* Written exercise:
From the records below, please print only the lines from the one containing "Generate a Python" through the one containing "from bokeh.resources import INLINE", both included. Skip the pictures.

* Dataset rows:
-----

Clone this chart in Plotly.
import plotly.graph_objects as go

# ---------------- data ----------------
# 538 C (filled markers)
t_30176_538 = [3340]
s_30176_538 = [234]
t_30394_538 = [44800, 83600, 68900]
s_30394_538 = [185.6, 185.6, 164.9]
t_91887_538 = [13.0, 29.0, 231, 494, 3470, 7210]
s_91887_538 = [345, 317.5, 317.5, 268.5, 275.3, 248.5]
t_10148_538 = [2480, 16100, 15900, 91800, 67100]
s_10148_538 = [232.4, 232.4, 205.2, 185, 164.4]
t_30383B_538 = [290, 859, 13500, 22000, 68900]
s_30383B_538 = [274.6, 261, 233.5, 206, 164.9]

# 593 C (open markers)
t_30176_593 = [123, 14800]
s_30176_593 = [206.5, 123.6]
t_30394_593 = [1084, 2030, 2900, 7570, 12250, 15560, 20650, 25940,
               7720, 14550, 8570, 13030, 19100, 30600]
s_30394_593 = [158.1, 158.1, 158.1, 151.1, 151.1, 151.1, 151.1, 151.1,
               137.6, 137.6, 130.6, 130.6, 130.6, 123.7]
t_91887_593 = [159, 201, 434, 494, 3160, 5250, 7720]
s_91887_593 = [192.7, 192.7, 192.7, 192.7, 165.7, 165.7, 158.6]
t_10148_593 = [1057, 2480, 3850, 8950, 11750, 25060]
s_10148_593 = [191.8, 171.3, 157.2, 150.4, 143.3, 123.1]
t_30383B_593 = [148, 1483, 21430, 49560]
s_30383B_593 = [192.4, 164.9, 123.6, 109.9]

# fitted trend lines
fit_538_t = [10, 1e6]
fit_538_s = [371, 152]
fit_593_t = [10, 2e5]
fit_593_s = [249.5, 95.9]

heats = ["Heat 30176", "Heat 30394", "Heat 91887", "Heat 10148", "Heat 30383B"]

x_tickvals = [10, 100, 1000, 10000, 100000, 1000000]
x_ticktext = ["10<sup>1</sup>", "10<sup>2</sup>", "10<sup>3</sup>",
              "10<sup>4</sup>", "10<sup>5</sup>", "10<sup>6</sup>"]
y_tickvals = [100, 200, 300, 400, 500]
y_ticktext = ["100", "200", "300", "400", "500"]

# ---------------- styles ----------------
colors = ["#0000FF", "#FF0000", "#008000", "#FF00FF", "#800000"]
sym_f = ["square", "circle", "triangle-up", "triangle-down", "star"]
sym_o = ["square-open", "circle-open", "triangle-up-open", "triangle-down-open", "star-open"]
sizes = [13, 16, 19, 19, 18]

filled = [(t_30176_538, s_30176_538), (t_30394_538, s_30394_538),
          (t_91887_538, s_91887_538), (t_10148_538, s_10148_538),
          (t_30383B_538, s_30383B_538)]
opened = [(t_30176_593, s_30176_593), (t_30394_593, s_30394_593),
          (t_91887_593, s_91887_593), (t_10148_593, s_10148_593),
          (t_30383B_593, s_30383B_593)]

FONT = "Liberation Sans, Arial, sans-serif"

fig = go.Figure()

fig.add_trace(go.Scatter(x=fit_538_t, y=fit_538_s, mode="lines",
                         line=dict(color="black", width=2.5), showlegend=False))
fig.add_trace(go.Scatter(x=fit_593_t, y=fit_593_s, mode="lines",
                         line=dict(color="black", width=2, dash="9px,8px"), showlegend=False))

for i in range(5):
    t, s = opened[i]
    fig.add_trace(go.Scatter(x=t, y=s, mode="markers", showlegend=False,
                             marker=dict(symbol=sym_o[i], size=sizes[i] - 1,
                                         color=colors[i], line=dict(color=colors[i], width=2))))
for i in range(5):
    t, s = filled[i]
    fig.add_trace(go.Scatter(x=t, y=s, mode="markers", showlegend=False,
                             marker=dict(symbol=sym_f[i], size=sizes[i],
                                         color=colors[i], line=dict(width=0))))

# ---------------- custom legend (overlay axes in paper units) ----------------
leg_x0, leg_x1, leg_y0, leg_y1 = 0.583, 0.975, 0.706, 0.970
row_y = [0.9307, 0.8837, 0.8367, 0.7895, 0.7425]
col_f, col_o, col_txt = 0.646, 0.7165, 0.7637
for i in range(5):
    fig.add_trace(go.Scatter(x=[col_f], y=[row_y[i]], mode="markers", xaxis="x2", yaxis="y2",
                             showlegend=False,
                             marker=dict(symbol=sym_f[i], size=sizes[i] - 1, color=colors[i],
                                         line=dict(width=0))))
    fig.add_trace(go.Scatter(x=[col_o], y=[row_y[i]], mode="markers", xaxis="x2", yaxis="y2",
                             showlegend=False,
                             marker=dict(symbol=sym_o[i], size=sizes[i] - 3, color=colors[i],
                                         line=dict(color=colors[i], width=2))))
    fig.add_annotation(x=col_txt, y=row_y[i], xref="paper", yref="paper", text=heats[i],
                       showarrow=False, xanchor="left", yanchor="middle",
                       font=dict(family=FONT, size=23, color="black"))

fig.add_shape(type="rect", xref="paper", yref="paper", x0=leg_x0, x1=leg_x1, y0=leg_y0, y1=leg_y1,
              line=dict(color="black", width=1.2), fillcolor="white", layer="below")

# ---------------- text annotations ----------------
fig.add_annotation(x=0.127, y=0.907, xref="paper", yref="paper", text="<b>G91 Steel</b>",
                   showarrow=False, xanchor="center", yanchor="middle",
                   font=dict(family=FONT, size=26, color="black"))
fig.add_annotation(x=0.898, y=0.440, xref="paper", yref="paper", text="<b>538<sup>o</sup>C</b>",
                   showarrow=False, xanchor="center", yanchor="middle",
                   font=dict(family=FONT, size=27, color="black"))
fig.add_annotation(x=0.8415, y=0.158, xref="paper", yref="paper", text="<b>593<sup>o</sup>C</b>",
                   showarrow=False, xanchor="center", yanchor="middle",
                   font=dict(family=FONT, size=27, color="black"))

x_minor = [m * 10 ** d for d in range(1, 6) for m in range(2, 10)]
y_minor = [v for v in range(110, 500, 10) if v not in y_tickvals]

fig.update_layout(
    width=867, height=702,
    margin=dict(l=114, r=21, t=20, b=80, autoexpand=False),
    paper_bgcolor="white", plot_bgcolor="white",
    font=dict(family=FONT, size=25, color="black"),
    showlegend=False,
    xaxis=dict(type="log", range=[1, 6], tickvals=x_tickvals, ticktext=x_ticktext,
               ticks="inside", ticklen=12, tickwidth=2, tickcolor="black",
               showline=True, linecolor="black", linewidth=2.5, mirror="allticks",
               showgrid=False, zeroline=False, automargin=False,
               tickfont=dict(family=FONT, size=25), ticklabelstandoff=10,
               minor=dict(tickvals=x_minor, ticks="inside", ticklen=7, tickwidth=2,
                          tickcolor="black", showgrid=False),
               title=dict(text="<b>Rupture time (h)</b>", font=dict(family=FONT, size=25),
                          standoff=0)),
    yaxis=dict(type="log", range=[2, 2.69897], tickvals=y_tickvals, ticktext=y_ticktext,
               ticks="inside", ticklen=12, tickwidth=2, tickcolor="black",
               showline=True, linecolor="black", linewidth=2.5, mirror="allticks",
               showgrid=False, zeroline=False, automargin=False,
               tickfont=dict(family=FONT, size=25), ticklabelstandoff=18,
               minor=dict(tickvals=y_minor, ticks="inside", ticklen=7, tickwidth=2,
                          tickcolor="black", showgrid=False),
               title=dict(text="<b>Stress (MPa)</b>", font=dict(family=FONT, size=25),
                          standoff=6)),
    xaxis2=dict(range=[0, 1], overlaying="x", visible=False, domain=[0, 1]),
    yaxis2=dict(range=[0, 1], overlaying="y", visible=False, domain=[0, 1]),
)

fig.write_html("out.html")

-----

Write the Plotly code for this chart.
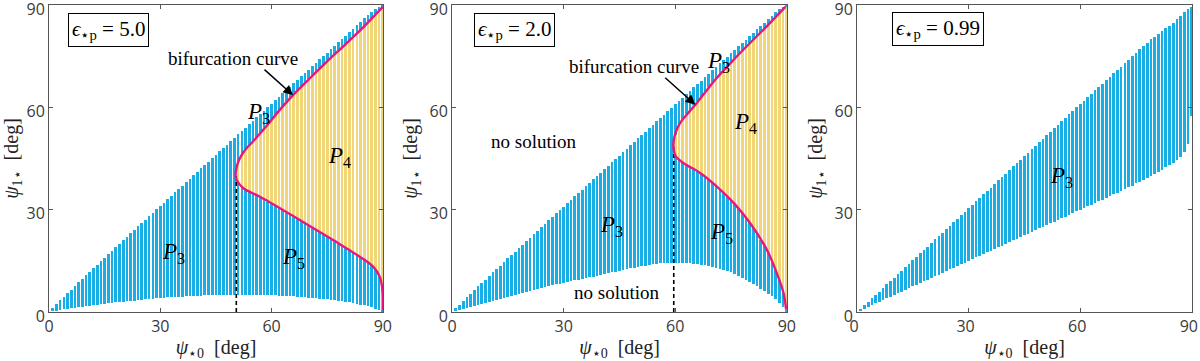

-----

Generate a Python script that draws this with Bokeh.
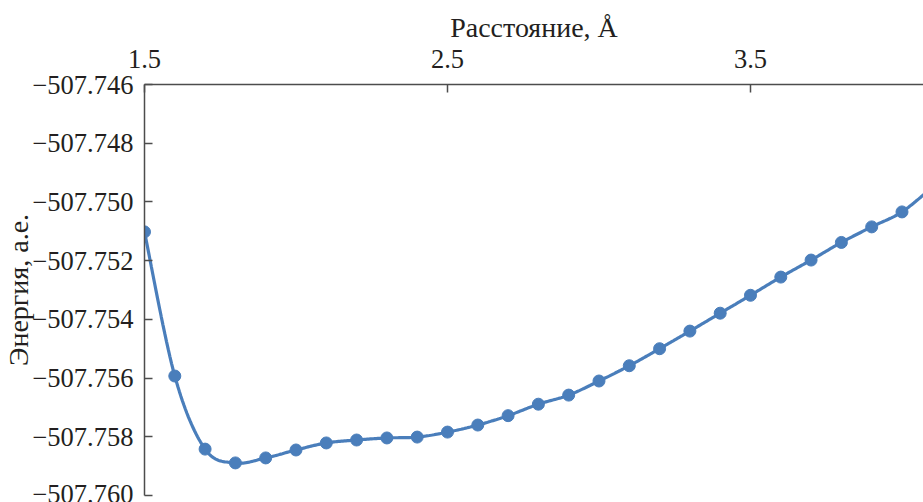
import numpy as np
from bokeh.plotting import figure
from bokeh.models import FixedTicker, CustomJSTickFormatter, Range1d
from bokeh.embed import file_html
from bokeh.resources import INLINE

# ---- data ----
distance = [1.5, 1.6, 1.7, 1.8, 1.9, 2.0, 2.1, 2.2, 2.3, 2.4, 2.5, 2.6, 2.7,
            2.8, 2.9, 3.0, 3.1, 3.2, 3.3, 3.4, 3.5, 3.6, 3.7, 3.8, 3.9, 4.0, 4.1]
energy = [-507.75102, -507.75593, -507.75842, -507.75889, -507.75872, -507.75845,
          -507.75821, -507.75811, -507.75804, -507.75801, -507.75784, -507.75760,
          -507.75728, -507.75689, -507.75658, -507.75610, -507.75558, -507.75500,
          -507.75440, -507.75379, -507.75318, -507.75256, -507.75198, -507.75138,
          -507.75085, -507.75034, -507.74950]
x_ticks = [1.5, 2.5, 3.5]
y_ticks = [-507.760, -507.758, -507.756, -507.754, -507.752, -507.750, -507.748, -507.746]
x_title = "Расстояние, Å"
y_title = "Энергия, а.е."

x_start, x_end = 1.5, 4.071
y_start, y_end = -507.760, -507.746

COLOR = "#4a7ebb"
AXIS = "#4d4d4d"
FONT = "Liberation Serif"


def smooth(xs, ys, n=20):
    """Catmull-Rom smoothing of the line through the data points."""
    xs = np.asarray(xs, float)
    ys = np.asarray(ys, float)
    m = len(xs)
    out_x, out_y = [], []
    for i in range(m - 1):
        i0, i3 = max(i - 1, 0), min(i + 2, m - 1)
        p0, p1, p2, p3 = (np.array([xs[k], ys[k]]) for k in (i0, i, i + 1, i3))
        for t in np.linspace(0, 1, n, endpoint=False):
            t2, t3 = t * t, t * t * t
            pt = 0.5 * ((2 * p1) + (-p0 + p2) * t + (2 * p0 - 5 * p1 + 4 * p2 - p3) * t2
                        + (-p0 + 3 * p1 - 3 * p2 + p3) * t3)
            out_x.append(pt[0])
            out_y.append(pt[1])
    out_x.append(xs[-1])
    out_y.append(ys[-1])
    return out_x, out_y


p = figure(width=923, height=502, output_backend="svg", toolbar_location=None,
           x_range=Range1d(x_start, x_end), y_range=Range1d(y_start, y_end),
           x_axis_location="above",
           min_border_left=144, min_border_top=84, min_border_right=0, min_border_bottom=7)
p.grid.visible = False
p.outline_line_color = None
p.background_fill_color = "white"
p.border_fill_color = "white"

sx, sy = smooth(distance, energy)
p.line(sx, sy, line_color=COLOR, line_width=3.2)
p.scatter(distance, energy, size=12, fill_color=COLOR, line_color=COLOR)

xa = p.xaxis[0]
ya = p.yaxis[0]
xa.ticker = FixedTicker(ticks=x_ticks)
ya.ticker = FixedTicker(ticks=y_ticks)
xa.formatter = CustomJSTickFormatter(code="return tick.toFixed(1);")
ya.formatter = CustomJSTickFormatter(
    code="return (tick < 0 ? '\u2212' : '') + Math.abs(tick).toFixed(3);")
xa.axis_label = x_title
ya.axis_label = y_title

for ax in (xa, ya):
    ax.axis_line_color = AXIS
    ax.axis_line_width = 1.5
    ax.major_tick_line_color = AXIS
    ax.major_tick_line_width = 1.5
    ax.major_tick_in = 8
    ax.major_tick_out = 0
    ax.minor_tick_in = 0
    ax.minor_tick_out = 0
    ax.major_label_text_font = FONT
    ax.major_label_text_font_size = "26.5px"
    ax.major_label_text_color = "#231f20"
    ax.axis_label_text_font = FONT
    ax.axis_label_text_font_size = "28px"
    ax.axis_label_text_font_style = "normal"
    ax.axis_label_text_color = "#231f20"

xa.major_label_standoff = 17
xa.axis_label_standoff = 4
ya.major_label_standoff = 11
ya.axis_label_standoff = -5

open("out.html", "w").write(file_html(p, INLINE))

-----

* Solution to the problem:
Generate a Python script that draws this with Bokeh.
import numpy as np
from bokeh.plotting import figure
from bokeh.models import FixedTicker, CustomJSTickFormatter, Range1d
from bokeh.embed import file_html
from bokeh.resources import INLINE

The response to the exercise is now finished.